Записки арбатской старухи - стр. 43
Мама особенно протестовала против книг. Папа оставил мне этажерку с книгами наших классиков, необходимых для учебы в школе. Мама сказала, что за пределами этой этажерки не должно быть никаких книг. Как назло, в это время всё продавали по карточкам, кроме книг. Когда мама мне давала деньги, само собой получалось, что я покупала книжки, благо книжный магазин был под боком, на Арбате. Мама ворчала, что «растет еще один Белкин». Но господь бог сыграл с мамой ехидную шутку. В институте ее заставили подписаться на полное собрание сочинений Ленина в 34 томах. Вскоре эти тома начали приносить домой по 2–3 штуки в месяц. Нельзя было, чтобы вождь валялся на полу, и мы купили книжный шкаф. За стеклом были выставлены тома, подтверждающие нашу лояльность, а в 80-х гг. я их успешно сдала в макулатуру, оторвав корешки.
Мама старалась наладить хозяйство: мы договорились, что раз в неделю я буду убирать квартиру, а мама – готовить. Стирала и покупала продукты для нас дворничиха. Мама готовила по воскресеньям мясной суп, который мы ели, пока он не портился (холодильников не было), потом переходили на жареную картошку. После отмены карточек с едой стало проще. С ностальгией я теперь вспоминаю моменты, когда дома есть было нечего, и мама посылала меня в магазин. Я покупала мягкий батон, 100 г масла и любительскую колбасу, и мы «уминали» эти бутерброды с чаем.
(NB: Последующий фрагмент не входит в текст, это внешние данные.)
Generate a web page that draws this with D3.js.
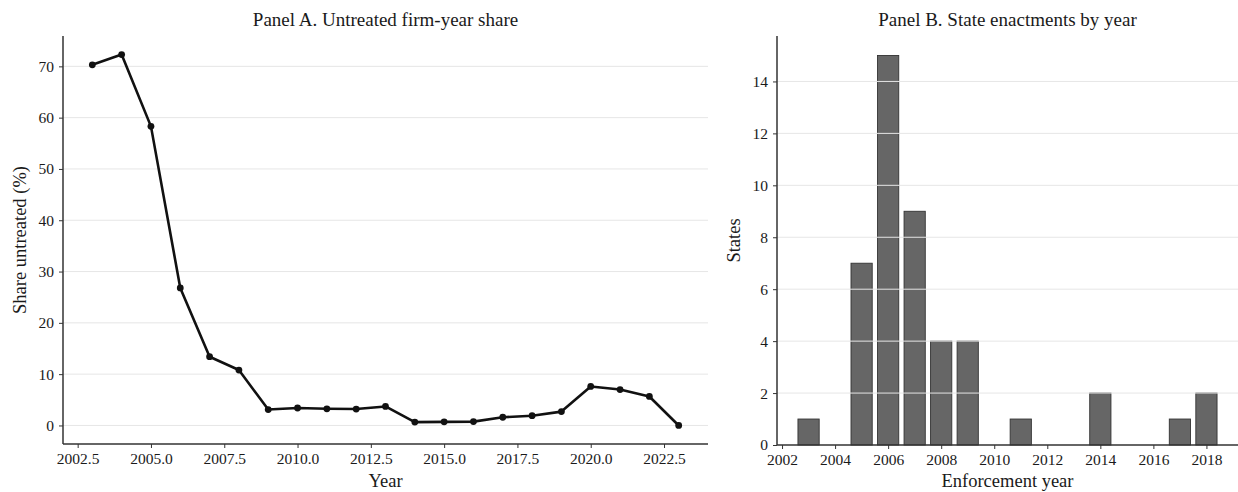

С тех пор я такой вкусной колбасы не ела.
Простота нашей домашней жизни мне не нравилась, но и не угнетала. У меня было много занятий вне дома. Больше расстраивали отношения с мамой. Она отдалилась от меня и не допускала откровенных разговоров, кроме обсуждения моих школьных отметок и сиюминутных хозяйственных дел. Мои вопросы ее раздражали. Наверное, она была занята своими проблемами, о которых я не догадывалась. А у меня как раз было много вопросов, связанных с моим взрослением и физической слабостью из-за перенесенной болезни. Мне хотелось быть «как все», а мама убеждала меня, что я – нездоровый человек и должна примириться с этим. Она советовала мне стать врачом, чтобы самой следить за своим здоровьем.
В этот период я действительно многое не могла из-за слабости и сердечной недостаточности, мне было трудно даже косички заплетать. На улице я стеснялась своего внешнего вида и в разговорах с людьми тушевалась. Только с Зойкой мне было хорошо и спокойно. А с мамой я была не согласна по всем пунктам, хотя не спорила, зная, что ее невозможно переубедить. С тех пор в наших отношениях установилась некая дистанция, которую мы обе не нарушали до конца нашей совместной жизни. У мамы были принципы, у меня – упрямство. Я хотела выздороветь, хорошо выглядеть и для начала приобрела устойчивую неприязнь к медицине как к профессии, так как не желала всю жизнь иметь дело с патологией.